MANILA, Philippines – One of the former police officers linked to the murder of a publicist and his driver in 2000 will be fetched from the United States by lawyers of the National Bureau of Investigation, said INQUIRER.net sources at the Department of Foreign Affairs who are not authorized to talk to media.
Glenn Dumlao, former police superintendent of the defunct Presidential Anti-Organized Crime Task Force (PAOCTF), was supposed to be one of the government’s key witnesses in the Salvador “Bubby” Dacer and Emmanuel Corbito murder case but has been in hiding since middle of 2003, leading to the order for his arrest.
Lawyers Ricardo Diaz and Claro De Castro Jr. will fetch Dumlao in Los Angeles, California this weekend by virtue of the extradition order by US Judge Kathleen Tomlinson, which was certified by the State Department February 25, the DFA sources said.
Dumlao previously admitted that his unit had monitored Dacer for two months before his murder. He is said to have been hiding in the US since 2005.
Dumlao, together with other former PAOCTF officers Michael Ray Aquino and Cesar Mancao, will be extradited from the US to the Philippines, where they are facing double murder charges pending before Branch 18 of the Manila regional trial court, the DFA sources said.
The Philippines requested the extradition of the three in March 2008 after the Manila court issued warrants for their arrest in November 2007.
Mancao is also set to be extradited soon while Aquino is still
serving a sentence for espionage after his arrest in 2005.
All three were under the command of now Senator Panfilo Lacson, who was then head of the Philippine National Police.
Dacer and Corbito were abducted at the boundary of Manila and Makati.
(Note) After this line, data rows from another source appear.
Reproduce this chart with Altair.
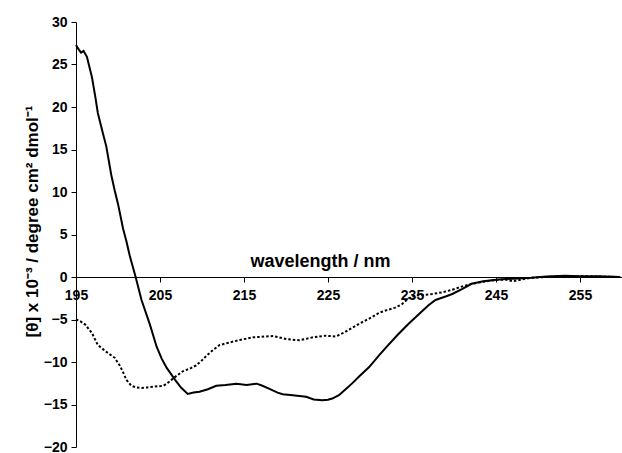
import altair as alt
import pandas as pd

# Solid trace (wavelength nm, [theta] x 10^-3)
solid_nm = [195.0, 195.3, 195.6, 195.9, 196.3, 196.9, 197.3, 197.6, 198.2, 198.6,
            199.2, 199.6, 200.0, 200.6, 201.0, 201.4, 202.1, 202.8, 203.8, 204.6,
            205.2, 205.8, 206.8, 207.5, 208.3, 209.0, 209.7, 210.7, 211.7, 212.8,
            214.1, 215.3, 216.5, 217.2, 218.1, 219.0, 219.6, 220.8, 221.6, 222.4,
            223.3, 224.3, 225.0, 225.5, 226.3, 227.1, 228.0, 228.7, 229.9, 231.1,
            232.0, 233.3, 234.6, 236.0, 237.0, 237.8, 239.0, 239.8, 241.0, 242.1,
            243.5, 245.3, 247.0, 249.2, 251.0, 253.2, 255.0, 257.2, 259.8]
solid_val = [27.3, 26.8, 26.4, 26.6, 25.9, 23.5, 21.2, 19.3, 16.9, 15.4,
             12.0, 10.2, 8.6, 5.7, 4.2, 2.5, 0.0, -2.7, -5.6, -8.2,
             -9.6, -10.7, -12.1, -13.0, -13.75, -13.6, -13.5, -13.2, -12.8, -12.7,
             -12.55, -12.7, -12.55, -12.8, -13.2, -13.6, -13.8, -13.9, -14.0, -14.1,
             -14.4, -14.5, -14.45, -14.3, -13.9, -13.2, -12.4, -11.7, -10.6, -9.2,
             -8.2, -6.8, -5.5, -4.2, -3.3, -2.7, -2.3, -2.0, -1.4, -0.8,
             -0.5, -0.3, -0.2, -0.1, 0.05, 0.15, 0.1, 0.1, 0.0]

# Dotted trace
dotted_nm = [195.0, 195.5, 196.1, 196.9, 197.6, 198.6, 199.6, 200.2, 200.6, 201.0,
             201.6, 202.2, 202.8, 203.5, 204.2, 205.4, 206.0, 206.6, 207.7, 208.5,
             209.3, 210.0, 210.5, 211.3, 212.1, 212.9, 214.5, 216.1, 217.6, 218.5,
             220.0, 221.6, 223.2, 224.7, 225.9, 227.0, 227.5, 228.7, 229.9, 231.1,
             232.0, 233.0, 233.8, 234.6, 235.4, 236.5, 237.4, 238.6, 239.8, 241.0,
             242.1, 243.5, 245.0, 246.1, 247.0, 248.0, 249.2, 251.0, 253.2, 255.0,
             257.2, 259.8]
dotted_val = [-5.0, -5.2, -5.6, -6.6, -8.0, -8.8, -9.5, -10.4, -11.2, -12.1,
              -12.8, -13.0, -13.05, -13.0, -12.9, -12.8, -12.4, -11.9, -11.1, -10.8,
              -10.4, -9.8, -9.3, -8.6, -8.0, -7.8, -7.4, -7.1, -7.0, -6.95,
              -7.3, -7.45, -7.1, -6.9, -7.0, -6.5, -6.2, -5.5, -4.9, -4.2,
              -3.9, -3.6, -3.2, -2.5, -2.2, -2.1, -2.0, -1.8, -1.5, -1.1,
              -0.8, -0.55, -0.35, -0.3, -0.5, -0.3, -0.1, 0.0, 0.1, 0.1,
              0.05, 0.0]

x_ticks = [195, 205, 215, 225, 235, 245, 255]
y_ticks = [-20, -15, -10, -5, 0, 5, 10, 15, 20, 25, 30]

solid_df = pd.DataFrame({"nm": solid_nm, "val": solid_val})
dotted_df = pd.DataFrame({"nm": dotted_nm, "val": dotted_val})

FONT = "Liberation Sans"
W, H = 546, 425

x_enc = alt.X(
    "nm:Q",
    scale=alt.Scale(domain=[195, 260], nice=False, zero=False),
    axis=alt.Axis(
        values=x_ticks, offset=-170, grid=False,
        title="wavelength / nm", titleFontSize=18, titleFont=FONT, titleFontWeight="bold",
        titleX=244, titleY=-11, titleBaseline="alphabetic", titleColor="black",
        labelFont=FONT, labelFontSize=14, labelFontWeight="bold", labelColor="black",
        labelPadding=6, tickSize=5, tickColor="black", domainColor="black",
        labelFlush=False,
    ),
)
y_enc = alt.Y(
    "val:Q",
    scale=alt.Scale(domain=[-20, 30], nice=False, zero=False),
    axis=alt.Axis(
        values=y_ticks, grid=False,
        title="[θ]  x 10⁻³ / degree cm² dmol⁻¹",
        titleFontSize=17, titleFont=FONT, titleFontWeight="bold", titleColor="black",
        titleX=-39, titleY=199, titleBaseline="alphabetic", titleAngle=270,
        labelFont=FONT, labelFontSize=14, labelFontWeight="bold", labelColor="black",
        labelPadding=4, tickSize=5, tickColor="black", domainColor="black",
    ),
)

solid = alt.Chart(solid_df).mark_line(color="black", strokeWidth=2).encode(x=x_enc, y=y_enc)
dotted = alt.Chart(dotted_df).mark_line(color="black", strokeWidth=2, strokeDash=[2.5, 2]).encode(
    x="nm:Q", y="val:Q"
)

chart = (
    alt.layer(solid, dotted)
    .properties(
        width=W, height=H,
        autosize=alt.AutoSizeParams(type="none"),
        padding={"left": 76, "top": 22, "right": 0, "bottom": 6},
        background="white",
    )
    .configure_view(stroke=None)
)

chart.save("out.html", embed_options={"renderer": "svg", "actions": False})
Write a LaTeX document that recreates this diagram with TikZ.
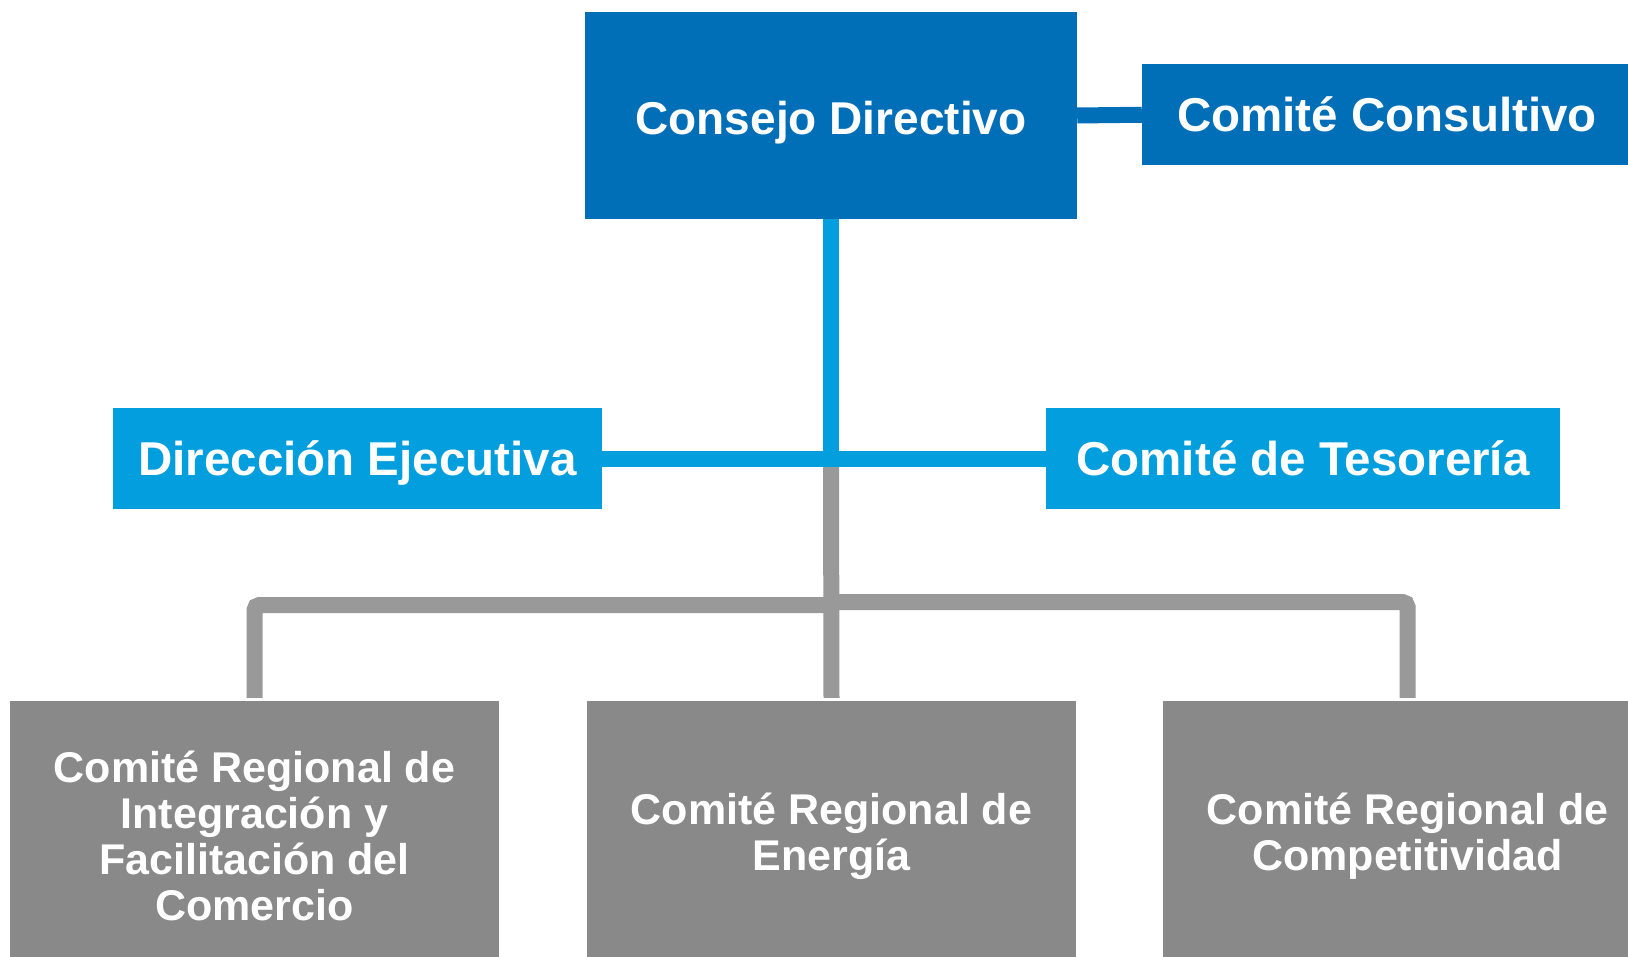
\documentclass[tikz,border=0pt]{standalone}
\usepackage{fontspec}
\setmainfont{Liberation Sans}
\definecolor{dblue}{HTML}{006FB8}
\definecolor{lblue}{HTML}{039EDD}
\definecolor{gbox}{HTML}{898989}
\definecolor{gline}{HTML}{999999}
\begin{document}
\begin{tikzpicture}[x=1pt,y=-1pt,
  boxbase/.style={inner sep=0pt, text=white},
  topbox/.style={boxbase, fill=dblue, font=\bfseries\fontsize{46}{50}\selectfont, text height=39pt, text depth=0pt},
  sidebox/.style={boxbase, fill=dblue, font=\bfseries\fontsize{47.5}{50}\selectfont, text height=34pt, text depth=0pt},
  midbox/.style={boxbase, fill=lblue, font=\bfseries\fontsize{47.5}{50}\selectfont, text height=34pt, text depth=0pt},
  lowbox/.style={boxbase, align=center, fill=gbox, font=\bfseries\fontsize{43}{46}\selectfont, minimum width=489pt, minimum height=270pt},
  conn/.style={line width=16pt},
  gconn/.style={conn, draw=gline, shorten >=3pt}
]
\useasboundingbox (0,0) rectangle (1628,957);
\fill[white] (0,0) rectangle (1628,957);
\begin{scope}
\clip (0,0) rectangle (1628,957);
% nodes
\node[topbox, minimum width=492pt, minimum height=207pt] (cd) at (831,115.5) {Consejo Directivo};
\node[sidebox, minimum width=490pt, minimum height=101.5pt] (cc) at (1387,114.75) {Comité Consultivo};
\node[midbox, minimum width=489pt, minimum height=100.5pt] (de) at (357.5,458.75) {Dirección Ejecutiva};
\node[midbox, minimum width=514pt, minimum height=100.5pt] (ct) at (1303,458.75) {Comité de Tesorería};
\node[lowbox] (b1) at (254.5,836) {Comité Regional de\\Integración y\\Facilitación del\\Comercio};
\node[lowbox] (b2) at (831.5,836) {Comité Regional de\\Energía};
\node[lowbox] (b3) at (1407.5,836) {Comité Regional de\\Competitividad};
\coordinate (j) at (831,459);
\coordinate (gl) at (831,605);
\coordinate (gr) at (831,602);
% gray connectors
\draw[gconn] (j) -- (b2.north);
\draw[gconn, rounded corners=5pt] (gl) -| (b1.north);
\draw[gconn, rounded corners=5pt] (gr) -| (b3.north);
% blue connectors
\draw[conn, draw=dblue] (cd.east) -- (cc.west);
\draw[conn, draw=lblue] (cd.south) -- (j);
\draw[conn, draw=lblue] (de.east) -- (ct.west);
\end{scope}
\end{tikzpicture}
\end{document}
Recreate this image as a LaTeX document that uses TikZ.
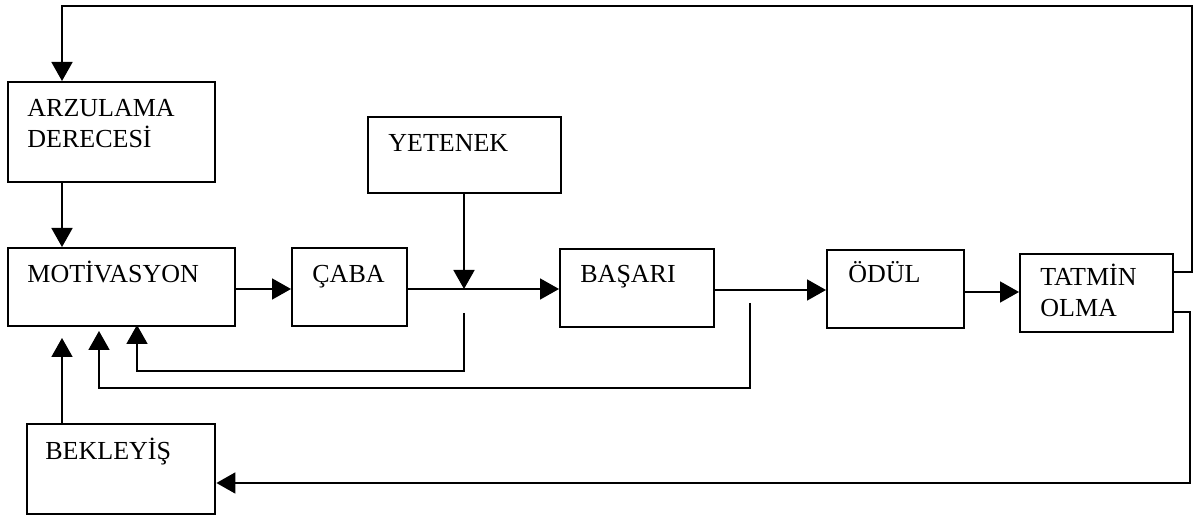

They were killed and their bodies burned in a creek in Indang, Cavite.
NBI forensic experts later recovered Dacer’s ring and dentures from the exhumed ashes. The victim’s children confirmed that the items were their father’s.
Mancao’s wife Maricar has expressed concern over her husband’s security if he would be detained in a PNP jail.
Justice Secretary Raul Gonzalez said Mancao, who fled the country in 2001, as well as Dumlao, will be jailed at the NBI.